YOUR TASK:
For each line below that includes the word "matplotlib", make a copy.

SUPPLIED MATERIAL:
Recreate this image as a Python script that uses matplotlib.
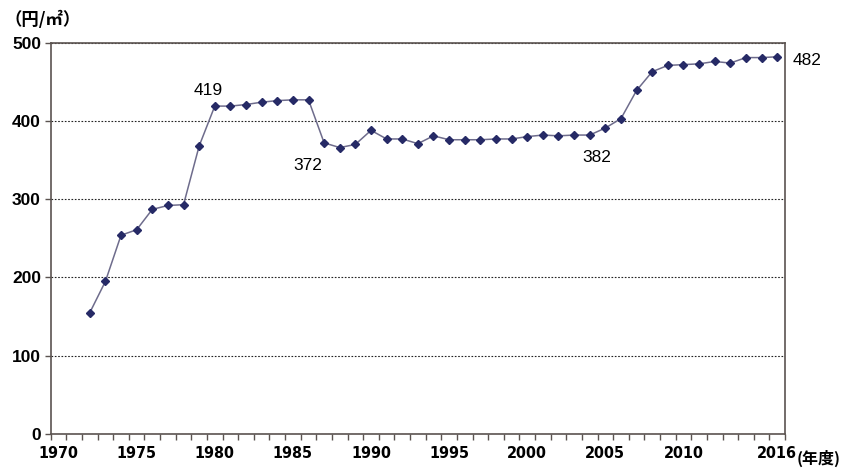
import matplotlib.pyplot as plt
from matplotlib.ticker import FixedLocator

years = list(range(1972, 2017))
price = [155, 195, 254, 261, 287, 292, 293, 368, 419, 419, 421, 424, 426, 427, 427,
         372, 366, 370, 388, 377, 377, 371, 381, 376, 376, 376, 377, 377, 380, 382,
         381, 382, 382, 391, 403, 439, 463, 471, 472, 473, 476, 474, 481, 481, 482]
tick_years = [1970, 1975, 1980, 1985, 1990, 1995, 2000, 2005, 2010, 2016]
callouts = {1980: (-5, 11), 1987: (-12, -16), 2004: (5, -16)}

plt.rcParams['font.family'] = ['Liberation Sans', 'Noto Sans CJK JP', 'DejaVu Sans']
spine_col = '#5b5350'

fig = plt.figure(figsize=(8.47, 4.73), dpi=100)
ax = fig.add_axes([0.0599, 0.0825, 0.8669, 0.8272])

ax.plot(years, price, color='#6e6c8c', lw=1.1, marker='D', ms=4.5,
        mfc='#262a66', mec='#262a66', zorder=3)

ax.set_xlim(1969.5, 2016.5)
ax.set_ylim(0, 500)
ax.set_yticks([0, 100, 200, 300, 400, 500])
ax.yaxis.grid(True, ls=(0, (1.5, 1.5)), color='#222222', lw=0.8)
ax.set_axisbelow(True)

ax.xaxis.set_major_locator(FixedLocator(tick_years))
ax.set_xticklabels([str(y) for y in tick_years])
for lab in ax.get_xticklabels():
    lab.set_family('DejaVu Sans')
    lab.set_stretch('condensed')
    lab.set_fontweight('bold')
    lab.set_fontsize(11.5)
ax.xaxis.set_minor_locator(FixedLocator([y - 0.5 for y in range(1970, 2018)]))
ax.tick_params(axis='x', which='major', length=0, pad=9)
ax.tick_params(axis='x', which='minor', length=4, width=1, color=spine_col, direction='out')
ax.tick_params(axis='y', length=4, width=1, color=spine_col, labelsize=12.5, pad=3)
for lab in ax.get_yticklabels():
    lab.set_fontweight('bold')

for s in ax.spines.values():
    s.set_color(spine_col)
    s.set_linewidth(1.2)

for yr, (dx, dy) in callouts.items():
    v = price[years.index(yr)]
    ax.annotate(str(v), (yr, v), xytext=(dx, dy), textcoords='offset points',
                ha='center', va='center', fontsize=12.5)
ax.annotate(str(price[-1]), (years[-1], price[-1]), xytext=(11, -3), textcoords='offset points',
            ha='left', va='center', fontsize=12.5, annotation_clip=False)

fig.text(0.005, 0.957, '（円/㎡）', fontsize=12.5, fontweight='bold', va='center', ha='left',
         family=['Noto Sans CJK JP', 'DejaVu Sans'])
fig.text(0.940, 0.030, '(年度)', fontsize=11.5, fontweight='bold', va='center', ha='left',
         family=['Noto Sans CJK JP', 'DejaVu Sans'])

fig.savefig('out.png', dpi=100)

SOLUTION:
Recreate this image as a Python script that uses matplotlib.
import matplotlib.pyplot as plt
from matplotlib.ticker import FixedLocator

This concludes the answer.